__What is needed__. Transcribe everything in the data word for word. Pictures are left out.

── Data excerpts

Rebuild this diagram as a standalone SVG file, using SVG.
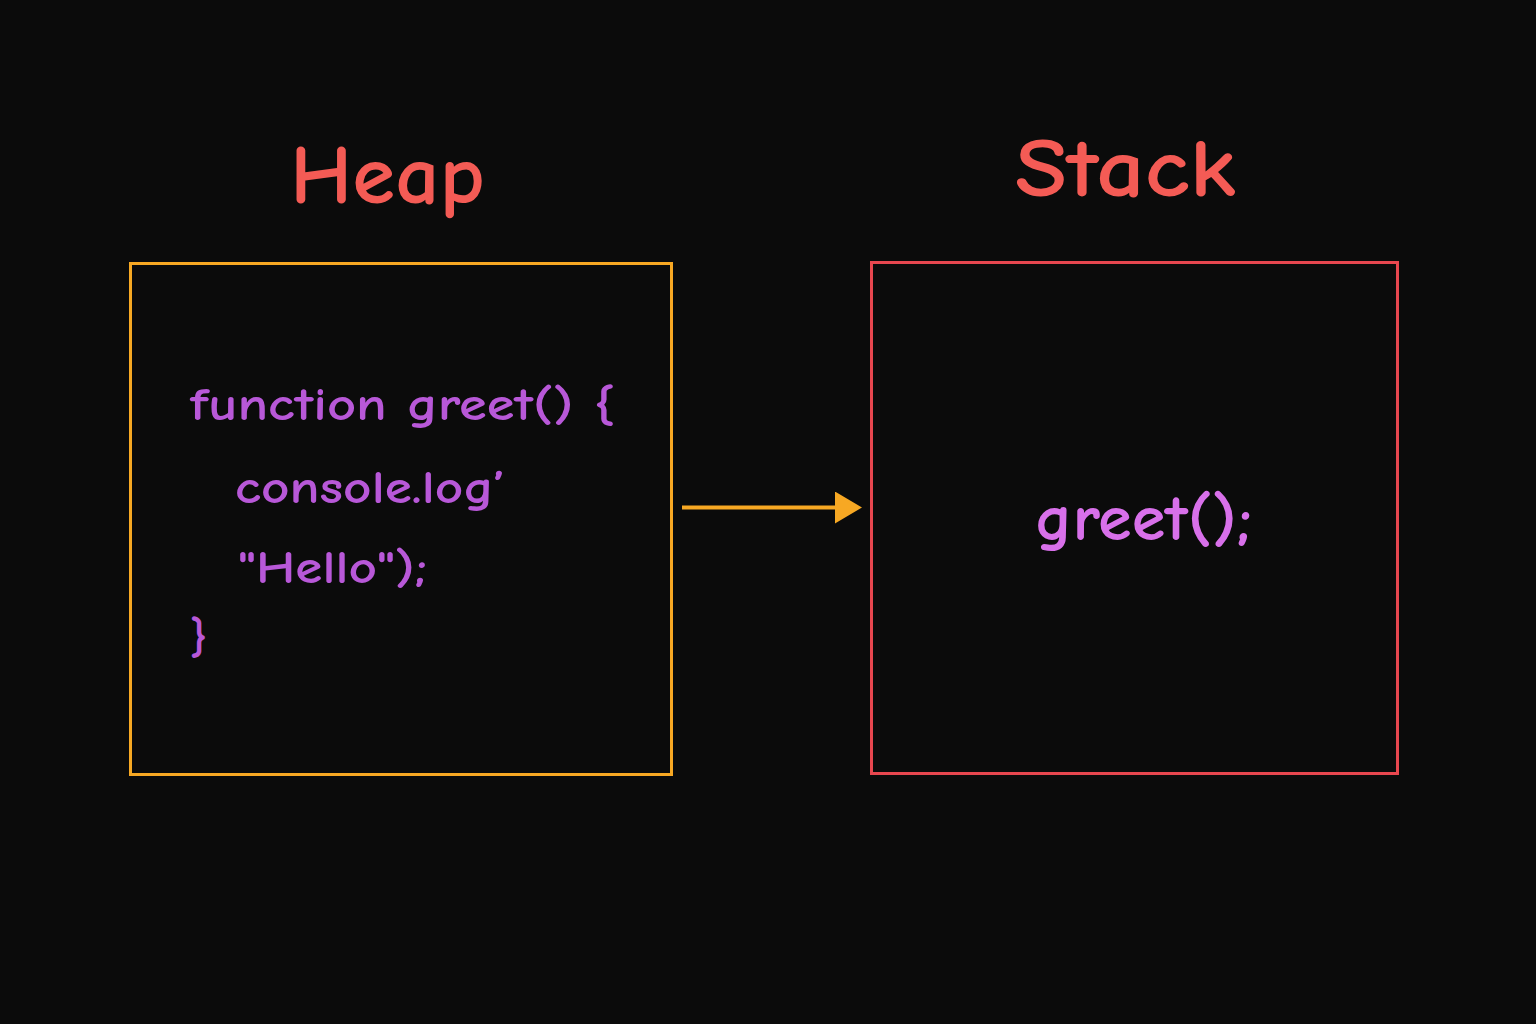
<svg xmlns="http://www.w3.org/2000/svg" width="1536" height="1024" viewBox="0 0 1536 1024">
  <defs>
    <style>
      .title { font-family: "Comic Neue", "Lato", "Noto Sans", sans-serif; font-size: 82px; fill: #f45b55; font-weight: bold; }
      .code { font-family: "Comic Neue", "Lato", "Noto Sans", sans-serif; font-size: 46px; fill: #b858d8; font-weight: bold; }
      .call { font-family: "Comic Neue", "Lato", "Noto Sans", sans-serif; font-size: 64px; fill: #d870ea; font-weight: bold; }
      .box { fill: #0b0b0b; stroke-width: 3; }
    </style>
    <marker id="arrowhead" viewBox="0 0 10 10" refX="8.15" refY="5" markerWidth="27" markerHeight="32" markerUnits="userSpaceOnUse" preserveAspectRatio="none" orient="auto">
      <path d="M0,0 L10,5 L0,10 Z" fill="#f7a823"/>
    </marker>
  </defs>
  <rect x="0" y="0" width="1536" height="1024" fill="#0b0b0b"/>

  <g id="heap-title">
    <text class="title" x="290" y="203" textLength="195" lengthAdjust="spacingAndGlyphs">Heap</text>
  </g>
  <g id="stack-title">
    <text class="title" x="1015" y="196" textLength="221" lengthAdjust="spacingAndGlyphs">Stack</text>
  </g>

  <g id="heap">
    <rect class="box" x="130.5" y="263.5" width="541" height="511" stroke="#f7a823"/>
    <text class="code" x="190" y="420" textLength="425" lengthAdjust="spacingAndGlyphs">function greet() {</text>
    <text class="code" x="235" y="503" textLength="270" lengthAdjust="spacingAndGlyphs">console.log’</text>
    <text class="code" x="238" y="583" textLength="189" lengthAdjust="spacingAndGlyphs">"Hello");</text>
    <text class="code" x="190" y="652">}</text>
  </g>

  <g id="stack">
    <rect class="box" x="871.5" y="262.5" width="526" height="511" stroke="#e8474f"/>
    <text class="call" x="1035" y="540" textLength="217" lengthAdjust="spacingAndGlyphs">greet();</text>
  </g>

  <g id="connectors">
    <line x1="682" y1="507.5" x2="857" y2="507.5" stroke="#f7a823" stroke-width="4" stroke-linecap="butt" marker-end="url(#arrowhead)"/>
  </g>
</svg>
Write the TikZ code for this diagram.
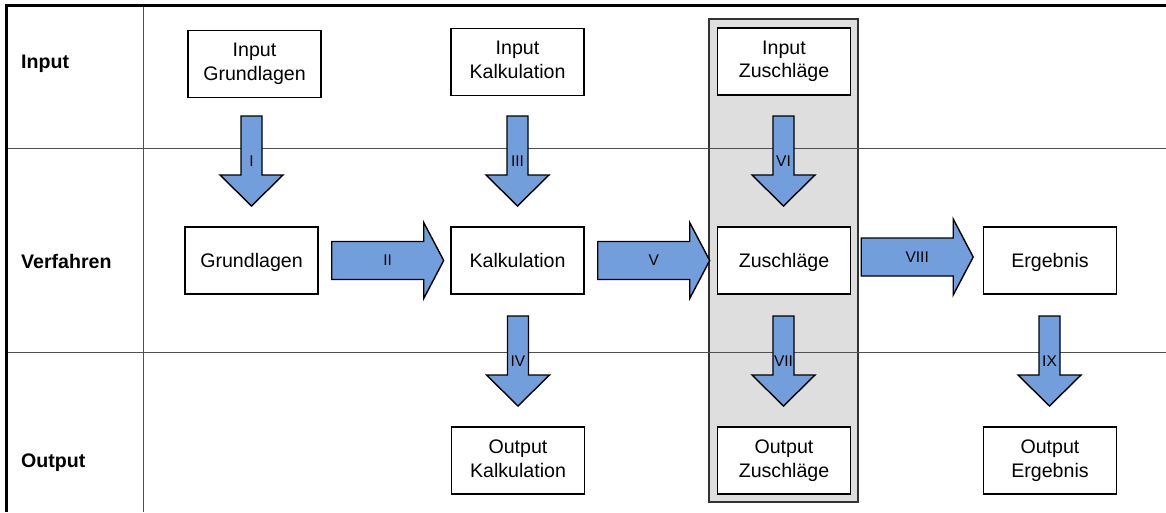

────

__Finished task__.
Rebuild this diagram as a standalone SVG file, using SVG.
<svg xmlns="http://www.w3.org/2000/svg" width="1536" height="1024" viewBox="0 0 1536 1024">
  <defs>
    <style>
      .title { font-family: "Comic Neue", "Lato", "Noto Sans", sans-serif; font-size: 82px; fill: #f45b55; font-weight: bold; }
      .code { font-family: "Comic Neue", "Lato", "Noto Sans", sans-serif; font-size: 46px; fill: #b858d8; font-weight: bold; }
      .call { font-family: "Comic Neue", "Lato", "Noto Sans", sans-serif; font-size: 64px; fill: #d870ea; font-weight: bold; }
      .box { fill: #0b0b0b; stroke-width: 3; }
    </style>
    <marker id="arrowhead" viewBox="0 0 10 10" refX="8.15" refY="5" markerWidth="27" markerHeight="32" markerUnits="userSpaceOnUse" preserveAspectRatio="none" orient="auto">
      <path d="M0,0 L10,5 L0,10 Z" fill="#f7a823"/>
    </marker>
  </defs>
  <rect x="0" y="0" width="1536" height="1024" fill="#0b0b0b"/>

  <g id="heap-title">
    <text class="title" x="290" y="203" textLength="195" lengthAdjust="spacingAndGlyphs">Heap</text>
  </g>
  <g id="stack-title">
    <text class="title" x="1015" y="196" textLength="221" lengthAdjust="spacingAndGlyphs">Stack</text>
  </g>

  <g id="heap">
    <rect class="box" x="130.5" y="263.5" width="541" height="511" stroke="#f7a823"/>
    <text class="code" x="190" y="420" textLength="425" lengthAdjust="spacingAndGlyphs">function greet() {</text>
    <text class="code" x="235" y="503" textLength="270" lengthAdjust="spacingAndGlyphs">console.log’</text>
    <text class="code" x="238" y="583" textLength="189" lengthAdjust="spacingAndGlyphs">"Hello");</text>
    <text class="code" x="190" y="652">}</text>
  </g>

  <g id="stack">
    <rect class="box" x="871.5" y="262.5" width="526" height="511" stroke="#e8474f"/>
    <text class="call" x="1035" y="540" textLength="217" lengthAdjust="spacingAndGlyphs">greet();</text>
  </g>

  <g id="connectors">
    <line x1="682" y1="507.5" x2="857" y2="507.5" stroke="#f7a823" stroke-width="4" stroke-linecap="butt" marker-end="url(#arrowhead)"/>
  </g>
</svg>
Write the TikZ code for this diagram.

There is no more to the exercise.